“Do Poder à Política: Parlamento, Democracia e Autonomia para o Século XXI”, foi este o mote de Marcelino de Castro para um ensaio lido em voz alta, no passado dia 4 de dezembro, na cerimónia comemorativa do 43.º Aniversário da Assembleia Legislativa da Região Autónoma da Madeira. Citando pensadores como Hanna Arendt, Edgar Morin, Michel Foucault ou Virginia Woolf, e percorrendo capítulos vários da História universal, o historiador e professor madeirense proferiu um discurso eloquente sobre a génese do poder e da política, num vigoroso exercício de dissecação filosófica, e até técnico-científica, em torno de conceitos como o humanismo, a cultura, a moral, a coragem ou a liberdade.
Usando de uma narrativa profundamente ensaística, que exigiu uma leitura e escuta demoradas, Marcelino de Castro mereceu o aplauso da audiência, que, no final da sessão, não poupou elogios à “brilhante” dissertação, assim apelidada por muitos dos presentes no Salão Nobre. O orador, que interveio por último num painel composto pelo investigador João Baptista e pelo diretor da Alfândega do Funchal, João Paulo Matias, apontou algumas das principais “falências da nossa época”, entre as quais destacou o facto de não se ter, ainda, conseguido “um equilíbrio entre economia e política”, mas fez questão de vincar o quão fundamental é manter, ou restaurar, a “fé” na “promessa”, invocando a célebre obra de Hannah Arendt “A Promessa da Política”, e explicando, ao mesmo tempo, o valor da Cultura e o papel/missão do ‘homem-culto’ em todas as dimensões e demandas da sociedade ao longo dos tempos. Desde o princípio da História. Desde o princípio do Homem.
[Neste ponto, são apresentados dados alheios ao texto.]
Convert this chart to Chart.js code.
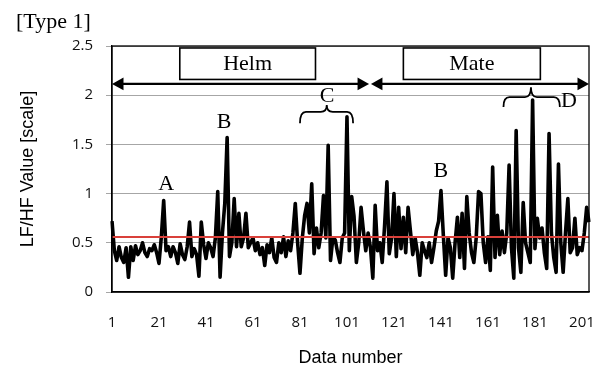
<!DOCTYPE html>
<html>
<head>
<meta charset="utf-8">
<script src="https://cdn.jsdelivr.net/npm/chart.js@4.4.1/dist/chart.umd.min.js"></script>
<style>
  html, body { margin: 0; padding: 0; background: #fff; }
  #wrap { width: 597px; height: 370px; }
</style>
</head>
<body>
<div id="wrap"><canvas id="lfhfChart" width="597" height="370"></canvas></div>
<script>
// LF/HF values, one per data number
const lfhfValues = [
  0.72,0.42,0.32,0.46,0.35,0.30,0.45,0.15,0.46,0.32,
  0.47,0.38,0.42,0.50,0.40,0.36,0.44,0.42,0.48,0.40,
  0.29,0.56,0.93,0.42,0.46,0.36,0.46,0.40,0.29,0.49,
  0.38,0.33,0.46,0.71,0.36,0.44,0.38,0.16,0.71,0.48,
  0.34,0.50,0.45,0.36,0.55,1.02,0.15,0.60,0.90,1.57,
  0.36,0.50,0.95,0.46,0.80,0.46,0.55,0.80,0.45,0.50,
  0.55,0.42,0.50,0.38,0.45,0.27,0.48,0.40,0.55,0.35,
  0.30,0.50,0.40,0.56,0.36,0.52,0.42,0.60,0.90,0.50,
  0.19,0.55,0.78,0.90,0.60,1.10,0.39,0.65,0.45,0.60,
  0.98,0.55,1.49,0.32,0.55,0.53,0.40,0.30,0.55,0.60,
  1.78,0.42,0.97,0.77,0.30,0.50,0.86,0.62,0.42,0.60,
  0.45,0.14,0.88,0.42,0.50,0.30,0.67,1.12,0.39,0.55,
  1.00,0.36,0.86,0.44,0.76,0.40,0.86,0.62,0.38,0.55,
  0.40,0.17,0.50,0.42,0.35,0.50,0.30,0.45,0.62,0.72,
  1.03,0.58,0.17,0.55,0.45,0.14,0.50,0.76,0.35,0.80,
  0.24,0.97,0.60,0.40,0.30,0.55,1.02,1.00,0.50,0.30,
  0.56,0.22,1.27,0.35,0.78,0.38,0.62,0.40,0.60,1.29,
  0.45,0.14,1.64,0.45,0.20,0.91,0.50,0.40,0.30,1.95,
  0.44,0.75,0.55,0.65,0.40,0.24,1.61,0.60,0.35,0.20,
  1.30,0.50,0.20,0.60,0.95,0.40,0.45,0.75,0.38,0.45,
  0.42,0.60,0.86,0.71
];
const dataNumbers = lfhfValues.map((v, i) => i + 1);
const referenceLevel = 0.56;
const referenceLine = lfhfValues.map(() => referenceLevel);
const xTickLabels = ['1','21','41','61','81','101','121','141','161','181','201'];
const yTickValues = [0, 0.5, 1, 1.5, 2, 2.5];

const serif = '"Liberation Serif", "Times New Roman", serif';

function drawBrace(ctx, x0, x1, xm, yEnd, yBar, yTip) {
  const r = 6;
  ctx.beginPath();
  ctx.moveTo(x0, yEnd);
  ctx.quadraticCurveTo(x0, yBar, x0 + r, yBar);
  ctx.lineTo(xm - r, yBar);
  ctx.quadraticCurveTo(xm, yBar, xm, yTip);
  ctx.quadraticCurveTo(xm, yBar, xm + r, yBar);
  ctx.lineTo(x1 - r, yBar);
  ctx.quadraticCurveTo(x1, yBar, x1, yEnd);
  ctx.stroke();
}

function drawArrow(ctx, xa, xb, y) {
  const len = 11.5, half = 6.3;
  ctx.beginPath();
  ctx.moveTo(xa + len - 1, y);
  ctx.lineTo(xb - len + 1, y);
  ctx.stroke();
  ctx.beginPath();
  ctx.moveTo(xa, y); ctx.lineTo(xa + len, y - half); ctx.lineTo(xa + len, y + half); ctx.closePath();
  ctx.fill();
  ctx.beginPath();
  ctx.moveTo(xb, y); ctx.lineTo(xb - len, y - half); ctx.lineTo(xb - len, y + half); ctx.closePath();
  ctx.fill();
}

const notesPlugin = {
  id: 'notes',
  afterDraw(chart) {
    const {ctx, chartArea: a, scales: {x, y}} = chart;
    ctx.save();
    ctx.strokeStyle = '#000';
    ctx.fillStyle = '#000';
    ctx.lineWidth = 1.3;
    ctx.strokeRect(a.left, a.top, a.right - a.left, a.bottom - a.top);

    ctx.font = '22px ' + serif;
    ctx.textBaseline = 'middle';
    ctx.textAlign = 'left';
    ctx.fillText('[Type 1]', 16, 22);

    // phase boxes
    ctx.lineWidth = 1.6;
    const boxes = [['Helm', 28.85, 86.6], ['Mate', 124.0, 182.3]];
    boxes.forEach(([label, i0, i1]) => {
      const x0 = x.getPixelForValue(i0), x1 = x.getPixelForValue(i1);
      const y0 = y.getPixelForValue(2.48), y1 = y.getPixelForValue(2.16);
      ctx.fillStyle = '#fff';
      ctx.fillRect(x0, y0, x1 - x0, y1 - y0);
      ctx.strokeRect(x0, y0, x1 - x0, y1 - y0);
      ctx.fillStyle = '#000';
      ctx.textAlign = 'center';
      ctx.fillText(label, (x0 + x1) / 2, (y0 + y1) / 2 + 1);
    });

    // arrows
    ctx.lineWidth = 2.2;
    const ya = y.getPixelForValue(2.115);
    drawArrow(ctx, x.getPixelForValue(0), x.getPixelForValue(109.4), ya);
    drawArrow(ctx, x.getPixelForValue(110.2), x.getPixelForValue(203), ya);

    // letters
    const letters = [['A', 23.1, 1.10], ['B', 47.7, 1.73], ['C', 91.5, 1.99], ['B', 139.9, 1.23], ['D', 194.5, 1.94]];
    ctx.textAlign = 'center';
    letters.forEach(([t, i, v]) => ctx.fillText(t, x.getPixelForValue(i), y.getPixelForValue(v)));

    // braces
    ctx.lineWidth = 1.8;
    drawBrace(ctx, x.getPixelForValue(80.0), x.getPixelForValue(102.6), x.getPixelForValue(91.4),
      y.getPixelForValue(1.715), y.getPixelForValue(1.83), y.getPixelForValue(1.90));
    drawBrace(ctx, x.getPixelForValue(166.6), x.getPixelForValue(190.6), x.getPixelForValue(178.3),
      y.getPixelForValue(1.88), y.getPixelForValue(1.98), y.getPixelForValue(2.08));
    ctx.restore();
  }
};

new Chart(document.getElementById('lfhfChart'), {
  type: 'line',
  data: {
    labels: dataNumbers,
    datasets: [
      { label: 'reference', data: referenceLine, borderColor: '#d9403a', borderWidth: 2, pointRadius: 0, order: 0 },
      { label: 'LF/HF', data: lfhfValues, borderColor: '#000', borderWidth: 3.6, pointRadius: 0, tension: 0, borderJoinStyle: 'round', order: 1 }
    ]
  },
  options: {
    responsive: false,
    devicePixelRatio: 1,
    animation: false,
    layout: { padding: { left: 0, right: 8, top: 46, bottom: 0 } },
    plugins: { legend: { display: false }, tooltip: { enabled: false } },
    scales: {
      x: {
        afterFit: s => { s.height = 78; s.paddingLeft = 0; s.paddingRight = 0; },
        grid: { display: false, drawTicks: false },
        border: { color: '#000', width: 1.3 },
        ticks: {
          autoSkip: false, maxRotation: 0, padding: 22, color: '#111',
          font: { family: '"Open Sans", sans-serif', size: 15 },
          callback: (v, i) => xTickLabels.includes(String(dataNumbers[i])) ? String(dataNumbers[i]) : ''
        },
        title: { display: true, text: 'Data number', color: '#000',
          font: { family: '"Liberation Sans", Arial, sans-serif', size: 18 }, padding: { top: 4, bottom: 1 } }
      },
      y: {
        min: 0, max: 2.5,
        afterFit: s => { s.width = 112; s.paddingTop = 0; s.paddingBottom = 0; },
        afterBuildTicks: s => { s.ticks = yTickValues.map(v => ({ value: v })); },
        grid: { color: '#a6a6a6', lineWidth: 1, tickLength: 6 },
        border: { color: '#000', width: 1.3 },
        ticks: { padding: 13, color: '#111', font: { family: '"Open Sans", sans-serif', size: 15 },
          callback: v => String(v) },
        title: { display: true, text: 'LF/HF Value [scale]', color: '#000',
          font: { family: '"Liberation Sans", Arial, sans-serif', size: 18 }, padding: { top: 17, bottom: 0 } }
      }
    }
  },
  plugins: [notesPlugin]
});
</script>
</body>
</html>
Entende Marcelino de Castro que a Cultura, construção primeira sobre a Natureza biológica, é, de entre os pilares fundadores da Humanidade, o principal, começando nela e por ela toda e qualquer criação. Daí, então, o sentido do questionamento que deverá ser pulsante: “De que serve a cultura quando ela não melhora o comportamento e não nos torna melhores? De que serve a política, quando ela não se vê como ministerium ou como Serviço?” A interrogação cumpre o seu desígnio quando o seu eco se planta no fundo de nós, de cada um de nós, e se ramifica não só para dentro, mas para fora, encontrando, nesse caminho, derivações e provocações. E as pedras nesse caminho, o confronto com o ‘mal’ ou a desilusão, não deverão nunca abater a crença nem corromper a tal “promessa”.
“(…) Para isso, a Cultura tem de voltar a constituir, no singular, ‘um alto conceito de valor, um ideal consciente’ (Werner Jaeger); e a política não pode, de forma alguma, deixar de ser uma promessa, para usar a bela expressão de Hannah Arendt. É também por isso que aqui nos encontramos, e aproveito para agradecer, reconhecido, ao Senhor Presidente da Assembleia Legislativa, José Manuel Rodrigues, o convite que me fez para usar da palavra neste momento solene e de gratidão para com a nossa História recente (…) Esta Assembleia, com tudo o que se possa dizer acerca da sua história e das suas práticas parlamentares, mantém intacto (como não podia deixar), até simbolicamente, o ‘múnus de soberania’ e de legitimidade que a fundamenta e a sustém, embora isto não a torne sagrada ou intocável.”, disse.
E deve, sem qualquer dúvida, continuar a ser o coração da nossa democracia (M. Castro, “O Coração da Política”). Ela representa a Communitas no sentido mais amplo.”